What GE Might Fetch for Its Venture Capital Arm

June 14, 2019 by Jon C. Ogg

General Electric Co. (NYSE: GE) is still looking for ways to raise capital from inside the company. One possible means of raising cash may come from its years’ worth of playing venture capitalist and private equity manager.

The conglomerate reportedly has been shopping its stakes in outside companies owned by GE Ventures. This is said to include more than 100 startups and outside entities. The two big questions that investors will have are going to be very difficult to quantify: What’s the entire combined unit worth? And what may GE be giving up in future value by seeking an offload today?

GE Ventures invests in many sectors that are said to drive an impact for GE’s partners, customers and the company itself. Many of the companies in the portfolio are within health care and life sciences, as well as energy, mobility, manufacturing, technology and so on.
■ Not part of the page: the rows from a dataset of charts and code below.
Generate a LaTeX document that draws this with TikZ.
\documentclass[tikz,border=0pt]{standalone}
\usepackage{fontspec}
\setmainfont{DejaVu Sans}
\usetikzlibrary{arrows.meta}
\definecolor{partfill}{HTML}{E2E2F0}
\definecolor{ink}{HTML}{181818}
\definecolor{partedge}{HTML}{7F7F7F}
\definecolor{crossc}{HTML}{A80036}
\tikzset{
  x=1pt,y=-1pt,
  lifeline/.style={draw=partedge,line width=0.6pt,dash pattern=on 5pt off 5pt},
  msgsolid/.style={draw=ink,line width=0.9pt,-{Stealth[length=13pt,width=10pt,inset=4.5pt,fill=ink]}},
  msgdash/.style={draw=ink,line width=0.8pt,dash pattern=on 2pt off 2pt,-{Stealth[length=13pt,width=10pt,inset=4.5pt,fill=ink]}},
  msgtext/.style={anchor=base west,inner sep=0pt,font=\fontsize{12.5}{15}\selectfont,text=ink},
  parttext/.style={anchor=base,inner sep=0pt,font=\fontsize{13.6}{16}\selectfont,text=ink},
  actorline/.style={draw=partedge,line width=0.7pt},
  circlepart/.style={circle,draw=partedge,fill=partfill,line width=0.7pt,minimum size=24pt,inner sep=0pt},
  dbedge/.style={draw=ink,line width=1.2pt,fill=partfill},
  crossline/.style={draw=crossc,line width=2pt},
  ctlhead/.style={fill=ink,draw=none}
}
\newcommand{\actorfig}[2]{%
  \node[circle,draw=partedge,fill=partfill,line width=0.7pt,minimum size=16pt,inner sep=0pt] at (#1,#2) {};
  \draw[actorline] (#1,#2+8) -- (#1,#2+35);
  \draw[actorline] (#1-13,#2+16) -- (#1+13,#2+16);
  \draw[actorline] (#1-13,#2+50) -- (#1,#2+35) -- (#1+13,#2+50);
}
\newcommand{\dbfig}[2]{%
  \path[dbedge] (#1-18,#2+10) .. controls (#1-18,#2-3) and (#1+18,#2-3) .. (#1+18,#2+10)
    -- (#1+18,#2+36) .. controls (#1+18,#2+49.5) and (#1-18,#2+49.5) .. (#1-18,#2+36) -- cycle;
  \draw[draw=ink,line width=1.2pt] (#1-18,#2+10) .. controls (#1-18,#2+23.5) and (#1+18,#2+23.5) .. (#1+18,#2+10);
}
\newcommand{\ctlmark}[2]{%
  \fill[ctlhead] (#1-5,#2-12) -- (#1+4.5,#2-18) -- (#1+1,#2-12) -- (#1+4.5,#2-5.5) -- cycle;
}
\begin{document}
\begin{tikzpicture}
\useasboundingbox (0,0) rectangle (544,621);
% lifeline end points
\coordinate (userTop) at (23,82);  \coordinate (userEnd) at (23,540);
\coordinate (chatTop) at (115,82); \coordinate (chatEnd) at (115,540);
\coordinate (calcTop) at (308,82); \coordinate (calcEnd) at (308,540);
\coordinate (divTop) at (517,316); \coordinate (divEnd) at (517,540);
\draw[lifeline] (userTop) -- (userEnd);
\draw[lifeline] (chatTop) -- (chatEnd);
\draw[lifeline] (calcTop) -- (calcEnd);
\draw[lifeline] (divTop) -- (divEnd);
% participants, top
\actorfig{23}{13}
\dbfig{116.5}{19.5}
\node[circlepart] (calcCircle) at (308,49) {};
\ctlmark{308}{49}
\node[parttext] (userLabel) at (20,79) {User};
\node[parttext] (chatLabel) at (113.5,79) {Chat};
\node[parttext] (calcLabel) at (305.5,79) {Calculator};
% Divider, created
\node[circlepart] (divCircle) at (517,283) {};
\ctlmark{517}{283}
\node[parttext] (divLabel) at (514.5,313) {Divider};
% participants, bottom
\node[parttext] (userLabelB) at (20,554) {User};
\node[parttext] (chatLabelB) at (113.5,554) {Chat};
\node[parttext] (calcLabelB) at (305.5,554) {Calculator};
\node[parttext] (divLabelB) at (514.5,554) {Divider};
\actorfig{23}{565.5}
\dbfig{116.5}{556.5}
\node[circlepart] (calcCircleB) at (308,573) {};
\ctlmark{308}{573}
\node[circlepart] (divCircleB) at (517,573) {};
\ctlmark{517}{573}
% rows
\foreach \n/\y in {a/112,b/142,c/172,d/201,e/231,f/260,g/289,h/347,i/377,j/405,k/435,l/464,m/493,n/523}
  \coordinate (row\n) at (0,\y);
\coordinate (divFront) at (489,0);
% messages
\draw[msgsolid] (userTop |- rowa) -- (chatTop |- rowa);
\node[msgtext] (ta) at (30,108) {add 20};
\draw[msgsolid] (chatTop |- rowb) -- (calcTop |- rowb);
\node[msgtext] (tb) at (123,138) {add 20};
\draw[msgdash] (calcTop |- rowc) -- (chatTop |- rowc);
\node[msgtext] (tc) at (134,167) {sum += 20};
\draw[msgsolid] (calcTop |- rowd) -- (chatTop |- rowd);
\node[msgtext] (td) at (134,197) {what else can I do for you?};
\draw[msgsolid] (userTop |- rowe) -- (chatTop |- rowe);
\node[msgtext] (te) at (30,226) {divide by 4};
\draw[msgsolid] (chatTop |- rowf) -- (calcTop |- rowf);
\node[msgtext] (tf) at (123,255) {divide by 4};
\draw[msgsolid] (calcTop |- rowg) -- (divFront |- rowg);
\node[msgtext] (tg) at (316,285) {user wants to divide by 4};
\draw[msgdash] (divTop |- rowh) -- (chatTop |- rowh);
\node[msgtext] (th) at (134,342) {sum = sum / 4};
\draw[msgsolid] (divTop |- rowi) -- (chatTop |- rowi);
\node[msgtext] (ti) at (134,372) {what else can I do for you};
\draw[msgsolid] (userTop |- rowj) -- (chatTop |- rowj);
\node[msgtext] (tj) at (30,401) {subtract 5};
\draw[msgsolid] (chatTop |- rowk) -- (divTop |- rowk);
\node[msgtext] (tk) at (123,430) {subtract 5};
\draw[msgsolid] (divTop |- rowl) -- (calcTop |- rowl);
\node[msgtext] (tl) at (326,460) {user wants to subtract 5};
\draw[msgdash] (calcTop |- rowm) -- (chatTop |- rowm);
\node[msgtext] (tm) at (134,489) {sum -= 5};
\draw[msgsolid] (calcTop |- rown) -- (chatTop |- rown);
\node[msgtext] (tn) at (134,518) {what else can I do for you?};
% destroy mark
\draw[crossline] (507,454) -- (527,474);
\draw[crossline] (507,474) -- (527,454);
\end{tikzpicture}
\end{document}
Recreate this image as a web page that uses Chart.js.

The full portfolio list is here.

One reason for a continued asset sale is that GE still has over $100 billion in debt, and the company has pledged to reduce its leverage ratios at a time that its power unit is under pressure and when the prized jet engines business is facing pressure from external issues at Boeing and a more firm competitive field if the UTC-Raytheon merger goes through. This means that anything deemed to be a noncore asset or unit is up for grabs.

According to CNBC, GE has been shopping its venture arm for several months and is in discussions with other venture firms, as well as groups of limited partners who invest in those funds.

Crunchbase also identified that the total participatory venture investment amount from GE Ventures tallies up to nearly $3.5 billion and that nearly half of its investments were in the seed-stage and early-stage investments.

That does not imply that the total value would be its investment value, because it could be worth substantially more or substantially less to different buyers. Some of the companies may now have stakes that are effectively impossible to monetize.

The Wall Street Journal reported in 2013 when the consolidation occurred that GE was targeting a $150 million annual commitment for its ventures unit.

At this stage, it’s anyone’s guess what GE might fetch for the ventures group. The company may not have the time and luxury of selling off the company’s stakes piecemeal, but maybe it should consider breaking the venture groups up into sectors to help better maximize the value and process.

GE’s shares were down 1.1% at $10.22 on Friday, in a 52-week range of $6.40 to $13.88. The market cap is now just $89 billion.